Its name may sound nice and its flower spikes attractive, but beware! Velvetgrass is a native plant of Europe but has colonized much of the western United States. As an invasive species, getting rid of velvetgrass will help encourage native grasses and prevent it from spreading. Velvetgrass is a common weed in lawns, ditches, disturbed soil, and even cropland. Keep reading for some tips on velvetgrass control.
What are Velvetgrass Weeds?
Velvetgrass is great at stabilizing soil, but because it isn’t native to North America, other indigenous grasses should be established. That means eradicating velvetgrass weeds wherever they are found. If it is allowed to persist, it will spread rapidly, inhibiting the growth of tree seedlings and native plants.
Common velvetgrass (Holcus lanatus) is a tufted perennial grass. The foliage is grayish green and the stems are slightly flattened. Both stems and leaves are lightly hairy. It flowers from spring through fall with purplish-pink spikes. Seeds are wind born and can spread far from the parent plant, and will germinate in almost any soil and exposure.
The weed is most common in Canada and the western states, where it was introduced in the 1800s as a forage grass. The grass is also known as Yorkshire fog, creeping soft grass, and woolly soft grass, among other monikers.
It is not uncommon to find patches of velvetgrass in lawns. Once it gets a foothold, the weed can be a nightmare to conquer. Common velvetgrass does not spread by stolons or rhizomes, but the prolific, lightweight seed is easily dispersed, quickly colonizing areas of turfgrass. With a little irrigation, the seed can germinate in almost any conditions.
The best defense is a thick, healthy lawn that will not allow interloping species of grass and weeds. Mow at the right height for your turfgrass and apply both nitrogen at the correct time and soil tests that can determine pH and fertility.
Getting rid of velvetgrass by hand pulling is effective.
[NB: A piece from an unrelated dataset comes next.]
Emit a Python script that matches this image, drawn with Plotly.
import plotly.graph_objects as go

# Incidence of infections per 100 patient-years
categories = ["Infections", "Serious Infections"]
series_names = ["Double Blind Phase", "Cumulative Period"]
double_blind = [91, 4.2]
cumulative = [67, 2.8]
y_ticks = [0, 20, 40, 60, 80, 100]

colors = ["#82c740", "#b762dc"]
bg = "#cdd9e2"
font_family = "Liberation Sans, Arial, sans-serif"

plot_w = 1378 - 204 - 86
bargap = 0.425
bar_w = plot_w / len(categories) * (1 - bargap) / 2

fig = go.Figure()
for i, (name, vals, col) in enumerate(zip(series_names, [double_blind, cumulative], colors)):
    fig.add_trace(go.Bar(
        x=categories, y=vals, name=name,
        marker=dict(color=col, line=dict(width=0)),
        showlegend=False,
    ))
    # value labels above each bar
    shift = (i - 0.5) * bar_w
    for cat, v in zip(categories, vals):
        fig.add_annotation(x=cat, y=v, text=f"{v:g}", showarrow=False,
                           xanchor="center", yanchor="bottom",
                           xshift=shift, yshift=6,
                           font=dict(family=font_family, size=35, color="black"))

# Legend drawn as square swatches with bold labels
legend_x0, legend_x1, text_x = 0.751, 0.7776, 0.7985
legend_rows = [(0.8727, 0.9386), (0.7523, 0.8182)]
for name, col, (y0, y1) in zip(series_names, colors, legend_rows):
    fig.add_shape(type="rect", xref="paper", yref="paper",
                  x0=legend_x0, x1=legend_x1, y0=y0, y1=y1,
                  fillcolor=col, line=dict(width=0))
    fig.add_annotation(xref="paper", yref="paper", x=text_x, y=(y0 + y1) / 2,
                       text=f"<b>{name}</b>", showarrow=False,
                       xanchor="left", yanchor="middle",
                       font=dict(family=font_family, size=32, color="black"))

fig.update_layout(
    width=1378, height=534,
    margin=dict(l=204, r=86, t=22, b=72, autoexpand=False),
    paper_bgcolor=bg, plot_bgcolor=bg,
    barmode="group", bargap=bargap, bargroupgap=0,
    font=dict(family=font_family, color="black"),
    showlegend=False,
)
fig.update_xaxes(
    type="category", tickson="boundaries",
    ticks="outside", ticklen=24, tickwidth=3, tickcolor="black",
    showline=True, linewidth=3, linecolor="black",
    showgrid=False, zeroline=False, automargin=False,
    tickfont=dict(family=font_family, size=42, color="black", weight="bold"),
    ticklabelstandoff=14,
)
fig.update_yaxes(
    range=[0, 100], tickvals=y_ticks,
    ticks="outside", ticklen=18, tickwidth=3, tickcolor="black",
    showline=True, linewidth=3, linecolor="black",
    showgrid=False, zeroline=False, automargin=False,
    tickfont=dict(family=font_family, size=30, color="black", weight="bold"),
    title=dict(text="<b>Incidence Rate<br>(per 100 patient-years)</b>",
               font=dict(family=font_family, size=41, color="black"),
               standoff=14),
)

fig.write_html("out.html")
Of course, this only works where the weed is present in small concentrations. Frequent mowing or grazing is also effective in preventing the spread, by removing the flower heads and the subsequent seed.
As a last resort, you might also try spot applications of glyphosate or atrazine and diuron. Because these are non-selective, use care when applying. Make sure the day is wind free and apply at the rates recommended by the manufacturer. Use protective clothing and obey the package cautions.
Note: Chemical control should only be used as a last resort, as organic approaches are safer and more environmentally friendly.